> [Provided data]:
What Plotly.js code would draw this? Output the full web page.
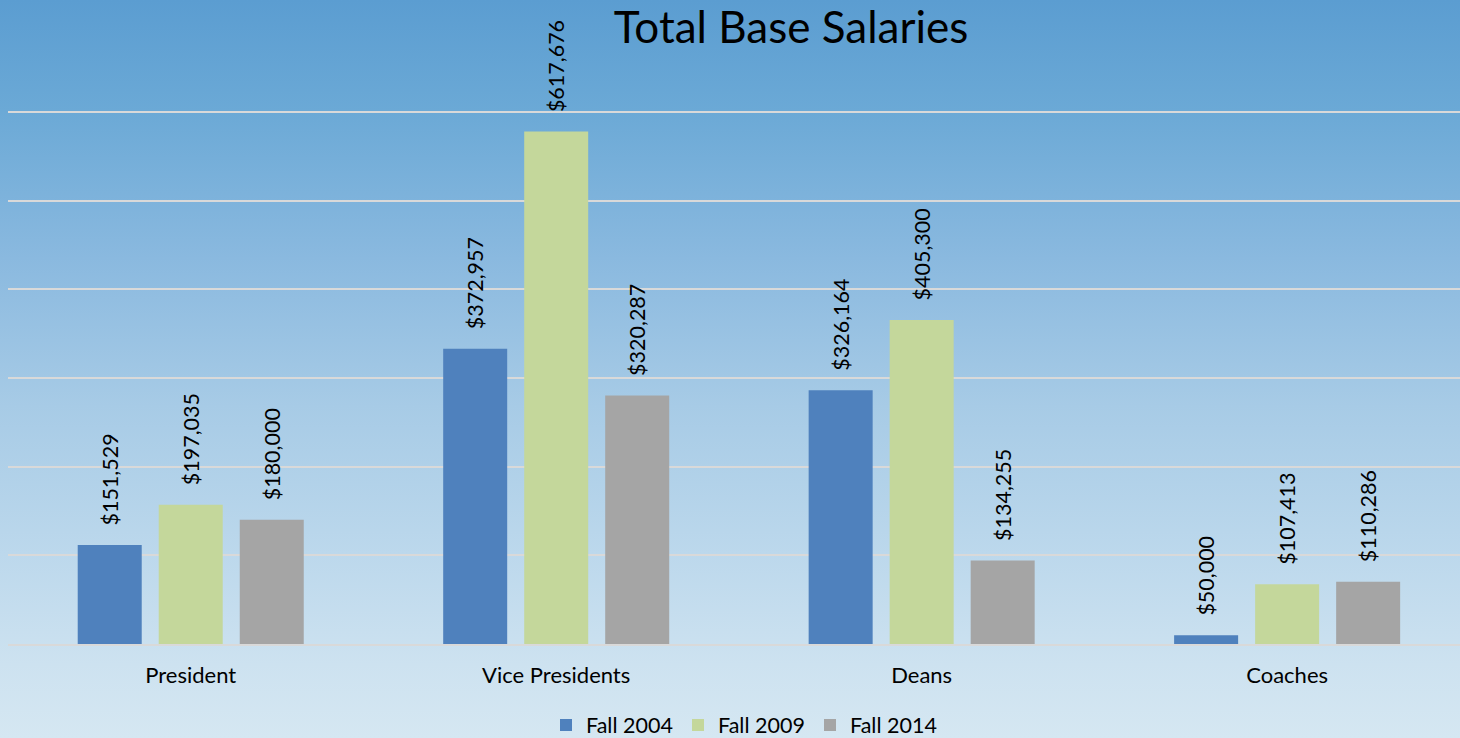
<!DOCTYPE html>
<html>
<head>
<meta charset="utf-8">
<script src="https://cdn.plot.ly/plotly-3.0.1.min.js"></script>
<style>
  html, body { margin: 0; padding: 0; }
  #chart {
    width: 1460px; height: 738px;
    background: linear-gradient(to bottom, #5b9dd1 0%, #6ba9d6 15%, #8ab9df 35%, #a7cbe6 55%, #bcd8ec 75%, #cde2f0 90%, #d5e7f2 100%);
  }
</style>
</head>
<body>
<div id="chart"></div>
<script>
const categories = ['President', 'Vice Presidents', 'Deans', 'Coaches'];
const seriesNames = ['Fall 2004', 'Fall 2009', 'Fall 2014'];
const fall2004 = [151529, 372957, 326164, 50000];
const fall2009 = [197035, 617676, 405300, 107413];
const fall2014 = [180000, 320287, 134255, 110286];
const gridValues = [40000, 140000, 240000, 340000, 440000, 540000, 640000];

const colors = ['#4f81bd', '#c4d79b', '#a5a5a5'];
const font = 'Lato, "Open Sans", sans-serif';

function barTrace(name, values, color) {
  return {
    type: 'bar',
    name: name,
    x: categories,
    y: values,
    marker: { color: color },
    texttemplate: '\u00a0\u00a0\u00a0%{y:$,.0f}',
    textposition: 'outside',
    textangle: -90,
    constraintext: 'none',
    textfont: { family: font, size: 21.5, color: '#000' },
    hoverinfo: 'skip',
    cliponaxis: true
  };
}

const data = [
  barTrace(seriesNames[0], fall2004, colors[0]),
  barTrace(seriesNames[1], fall2009, colors[1]),
  barTrace(seriesNames[2], fall2014, colors[2])
];

const layout = {
  width: 1460,
  height: 738,
  margin: { l: 8, r: 0, t: 20, b: 94 },
  paper_bgcolor: 'rgba(0,0,0,0)',
  plot_bgcolor: 'rgba(0,0,0,0)',
  font: { family: font, color: '#000' },
  title: {
    text: 'Total Base Salaries',
    font: { family: font, size: 44, color: '#000' },
    xref: 'container', x: 791 / 1460, xanchor: 'center',
    yref: 'container', y: 1 - 28 / 738, yanchor: 'middle'
  },
  barmode: 'group',
  bargap: 0.335,
  bargroupgap: 0.21,
  xaxis: {
    type: 'category',
    range: [-0.5, 3.473],
    showgrid: false,
    showline: true,
    linecolor: '#d9d9d9',
    linewidth: 2,
    ticks: '',
    ticklabelstandoff: 11,
    tickfont: { family: font, size: 22, color: '#000' },
    fixedrange: true
  },
  yaxis: {
    range: [40000, 743500],
    tickvals: gridValues,
    showticklabels: false,
    showgrid: true,
    gridcolor: '#d9d9d9',
    gridwidth: 2,
    zeroline: false,
    showline: false,
    fixedrange: true
  },
  showlegend: true,
  legend: {
    orientation: 'h',
    xref: 'container', x: 744 / 1460, xanchor: 'center',
    yref: 'container', y: 1 - 725 / 738, yanchor: 'middle',
    font: { family: font, size: 21.5, color: '#000' },
    bgcolor: 'rgba(0,0,0,0)',
    itemwidth: 30,
    entrywidth: 87,
    traceorder: 'normal'
  }
};

Plotly.newPlot('chart', data, layout, { displayModeBar: false, staticPlot: true });
</script>
</body>
</html>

> [What to do]: Every line is to be duplicated exactly, though pictures stay out.

> [Problem solution]:
What Plotly.js code would draw this? Output the full web page.
<!DOCTYPE html>
<html>
<head>
<meta charset="utf-8">
<script src="https://cdn.plot.ly/plotly-3.0.1.min.js"></script>
<style>
  html, body { margin: 0; padding: 0; }
  #chart {
    width: 1460px; height: 738px;
    background: linear-gradient(to bottom, #5b9dd1 0%, #6ba9d6 15%, #8ab9df 35%, #a7cbe6 55%, #bcd8ec 75%, #cde2f0 90%, #d5e7f2 100%);
  }
</style>
</head>
<body>
<div id="chart"></div>
<script>
const categories = ['President', 'Vice Presidents', 'Deans', 'Coaches'];
const seriesNames = ['Fall 2004', 'Fall 2009', 'Fall 2014'];
const fall2004 = [151529, 372957, 326164, 50000];
const fall2009 = [197035, 617676, 405300, 107413];
const fall2014 = [180000, 320287, 134255, 110286];
const gridValues = [40000, 140000, 240000, 340000, 440000, 540000, 640000];

const colors = ['#4f81bd', '#c4d79b', '#a5a5a5'];
const font = 'Lato, "Open Sans", sans-serif';

function barTrace(name, values, color) {
  return {
    type: 'bar',
    name: name,
    x: categories,
    y: values,
    marker: { color: color },
    texttemplate: '\u00a0\u00a0\u00a0%{y:$,.0f}',
    textposition: 'outside',
    textangle: -90,
    constraintext: 'none',
    textfont: { family: font, size: 21.5, color: '#000' },
    hoverinfo: 'skip',
    cliponaxis: true
  };
}

const data = [
  barTrace(seriesNames[0], fall2004, colors[0]),
  barTrace(seriesNames[1], fall2009, colors[1]),
  barTrace(seriesNames[2], fall2014, colors[2])
];

const layout = {
  width: 1460,
  height: 738,
  margin: { l: 8, r: 0, t: 20, b: 94 },
  paper_bgcolor: 'rgba(0,0,0,0)',
  plot_bgcolor: 'rgba(0,0,0,0)',
  font: { family: font, color: '#000' },
  title: {
    text: 'Total Base Salaries',
    font: { family: font, size: 44, color: '#000' },
    xref: 'container', x: 791 / 1460, xanchor: 'center',
    yref: 'container', y: 1 - 28 / 738, yanchor: 'middle'
  },
  barmode: 'group',
  bargap: 0.335,
  bargroupgap: 0.21,
  xaxis: {
    type: 'category',
    range: [-0.5, 3.473],
    showgrid: false,
    showline: true,
    linecolor: '#d9d9d9',
    linewidth: 2,
    ticks: '',
    ticklabelstandoff: 11,
    tickfont: { family: font, size: 22, color: '#000' },
    fixedrange: true
  },
  yaxis: {
    range: [40000, 743500],
    tickvals: gridValues,
    showticklabels: false,
    showgrid: true,
    gridcolor: '#d9d9d9',
    gridwidth: 2,
    zeroline: false,
    showline: false,
    fixedrange: true
  },
  showlegend: true,
  legend: {
    orientation: 'h',
    xref: 'container', x: 744 / 1460, xanchor: 'center',
    yref: 'container', y: 1 - 725 / 738, yanchor: 'middle',
    font: { family: font, size: 21.5, color: '#000' },
    bgcolor: 'rgba(0,0,0,0)',
    itemwidth: 30,
    entrywidth: 87,
    traceorder: 'normal'
  }
};

Plotly.newPlot('chart', data, layout, { displayModeBar: false, staticPlot: true });
</script>
</body>
</html>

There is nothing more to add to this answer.